Last Saturday I was lucky enough to be invited to the boda [wedding] of Yanet and Manuel in Teotitlan del Valle, Oaxaca. Yanet, 26, is the daughter of Enedina, a close friend of MZ founder Shelley, who was kind enough to invite me to her daughter’s wedding mere minutes after meeting.

Yanet and Manuel, a couple of nine years, were married at the Preciosa Sangre de Cristo Church, which marks the center of the little town. The church was built on top of the ancient Zapotec temple that was destroyed when the Spanish arrived. Some of the stones from the ruins were incorporated into the architecture of the church, representing the deep roots of the Teotitlan people.


By 8 AM the guests had arrived to this sacred gathering space for mass and the exchange of vows.

dc95c131-fb5d-4579-bdeb-256b7d73f198Afterwards, the newly married couple went to the groom’s family’s house for breakfast, while the bride’s guests went separately to her family’s house to eat, drink, and be merry. And what a breakfast it was. As tradition dictates, we were immediately presented with mezcal and cerveza. This was followed with a plate of pan dulce [sweet bread] for dipping with a cup of Mexican hot chocolate, also known as chocolate atole.


The main course was sopa de higaditos, which is a kind of chicken dumpling soup. An impressive 1,400 organic eggs were gathered from the valley and its surrounding pueblos for these higaditos. It was served with the large, crunchy, tlayuda tortillas, and a heavily whipped chocolate atole.


At 1 PM the marching band approached the bride’s parents home, announcing the arrival of the newlyweds. At this time a massive pile of regalos [gifts] were transferred into the four trucks that were necessary to bring them the groom’s house. We witnessed furniture, a large loom, a count of eight blenders, and endless amounts of bowls all wrapped in bows.

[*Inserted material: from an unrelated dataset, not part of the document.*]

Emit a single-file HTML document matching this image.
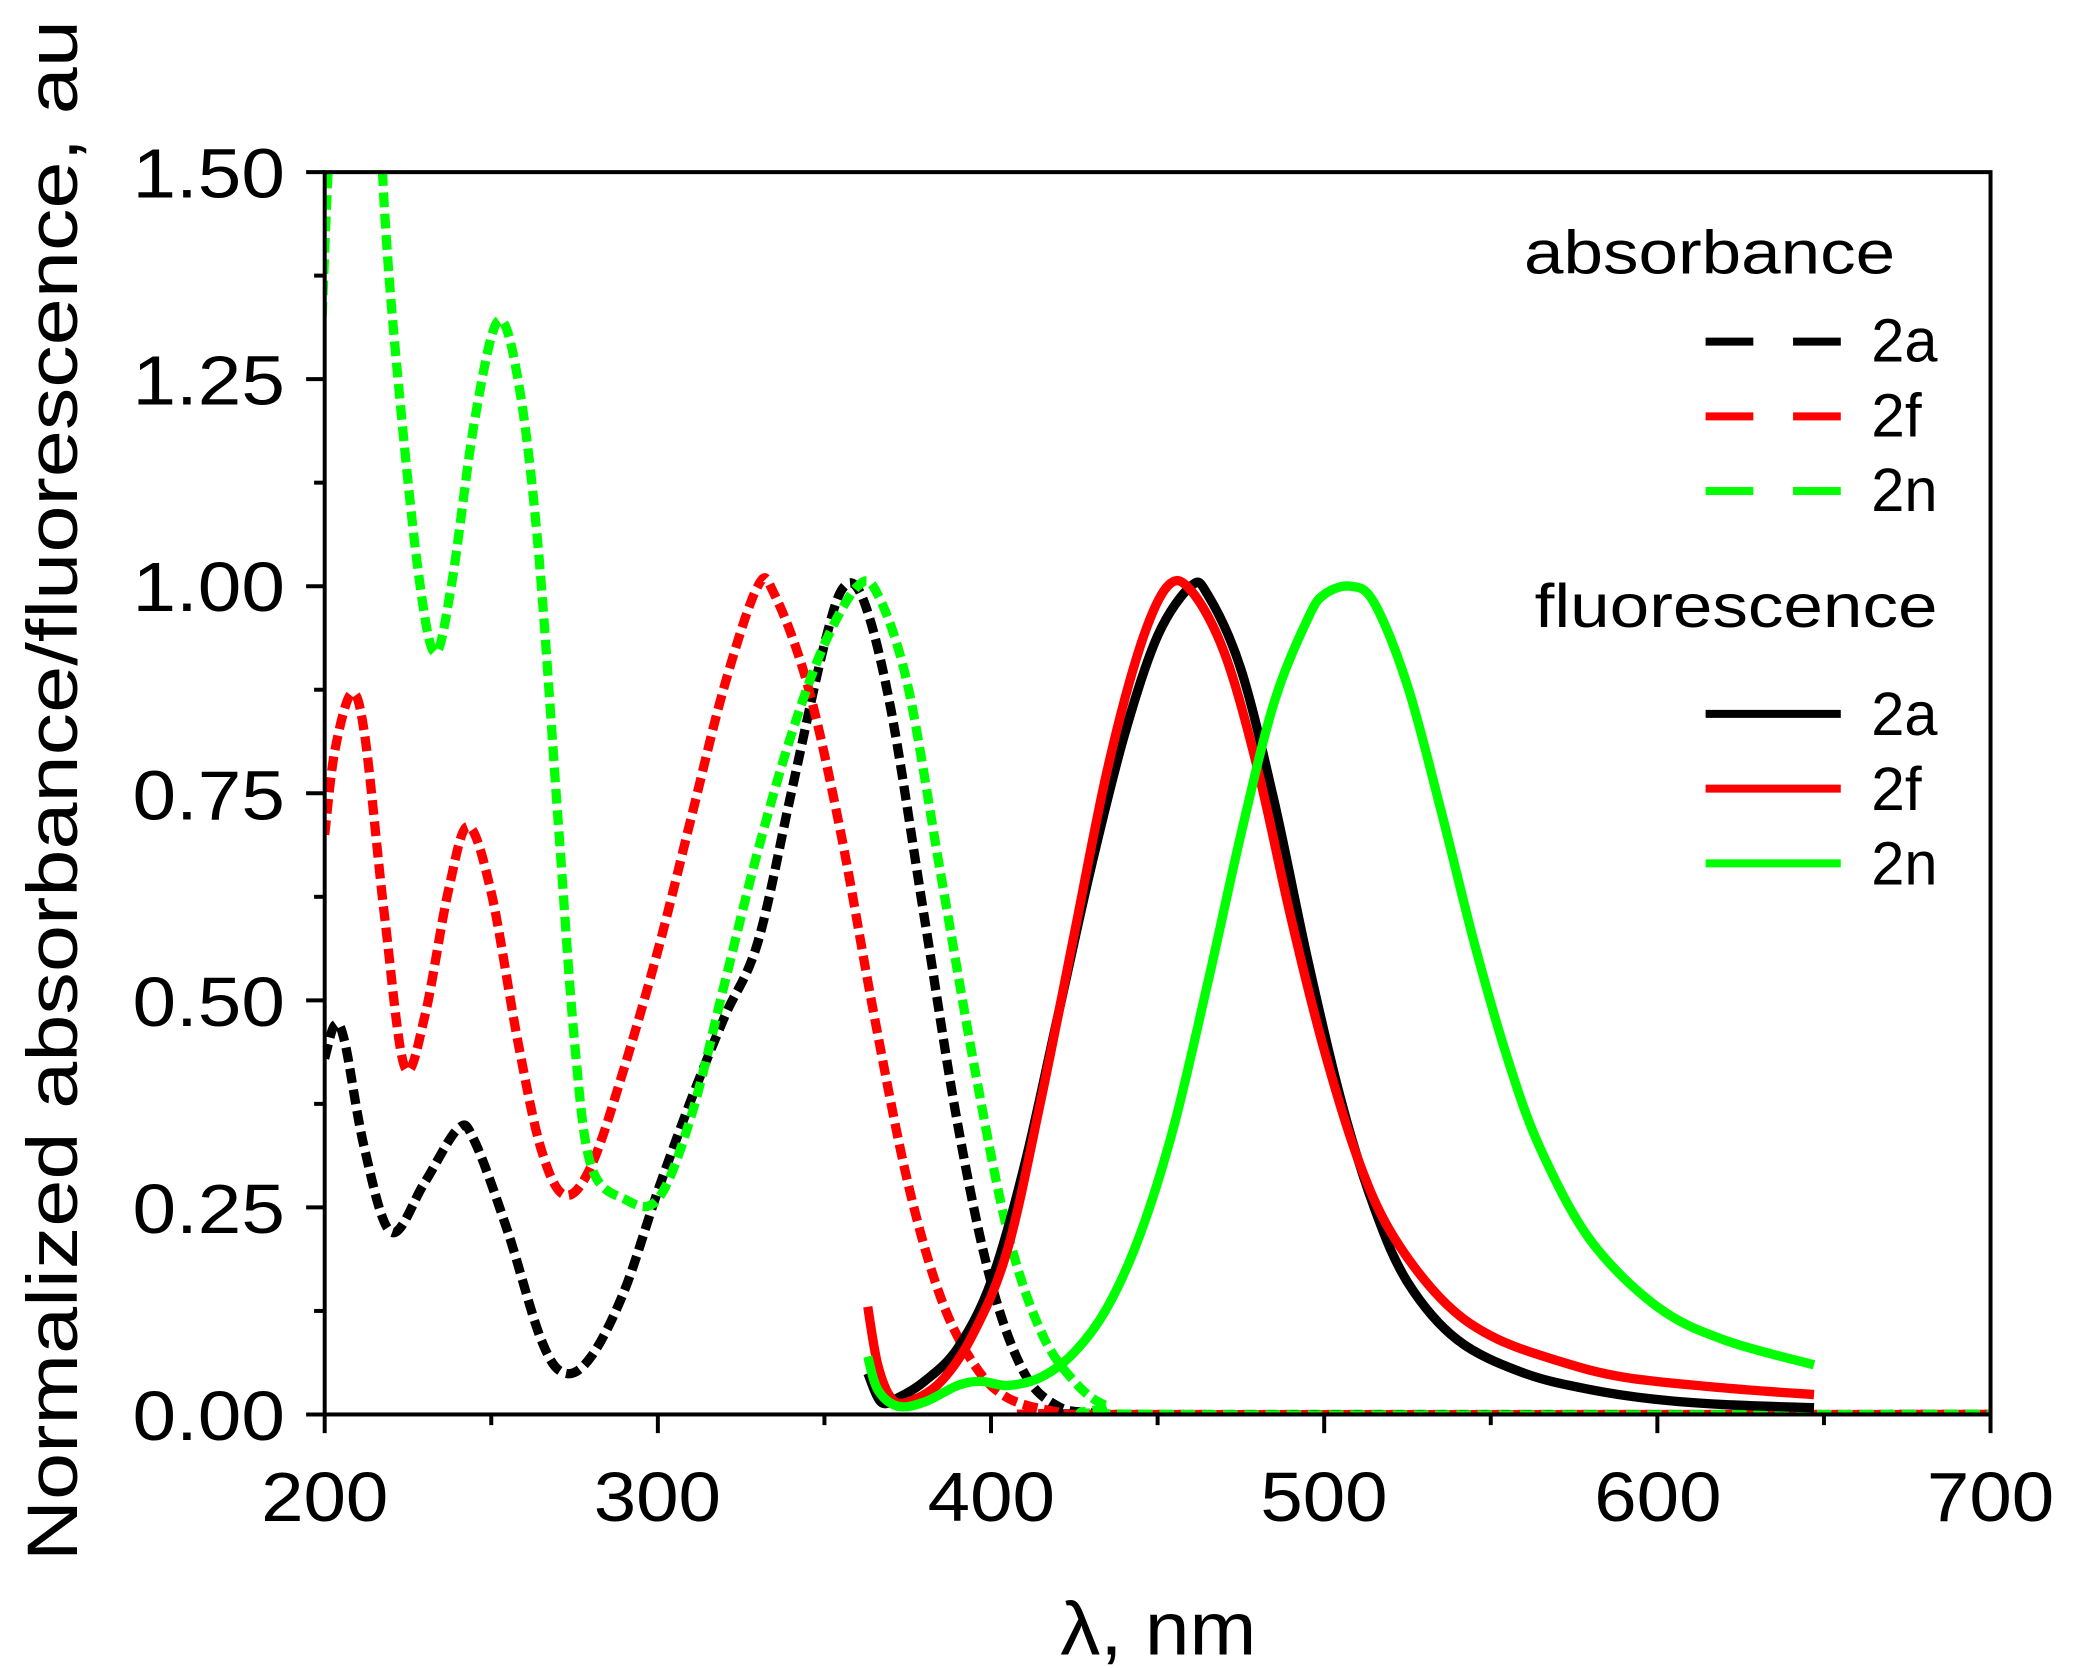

When the trucks were all loaded up, the married couple, band, and guests all preceded together in a parade to the house of the groom.


When we arrived at the groom’s house we were presented with more mezcal and cerveza before a delicious authentic Oaxacan lunch of barbacoa. This barbacoa consists of a slowly roasted lamb, accompanied by a broth made with the drippings from the meat, known as consomé. The fresh tortillas served on the side are used as your utensils.
Now this wouldn’t be a Mexican wedding without lots of dancing. In Teotitlan del Valle they dance the traditional jarabe de balle to a live mariachi band until the wee hours of the morning. Exhausted from a very long day, the people start to retreat to their beds. What a treat to be invited to such a beautiful wedding, packed full of Oaxacan tradition, more so than I ever expected. This is a day I will never forget.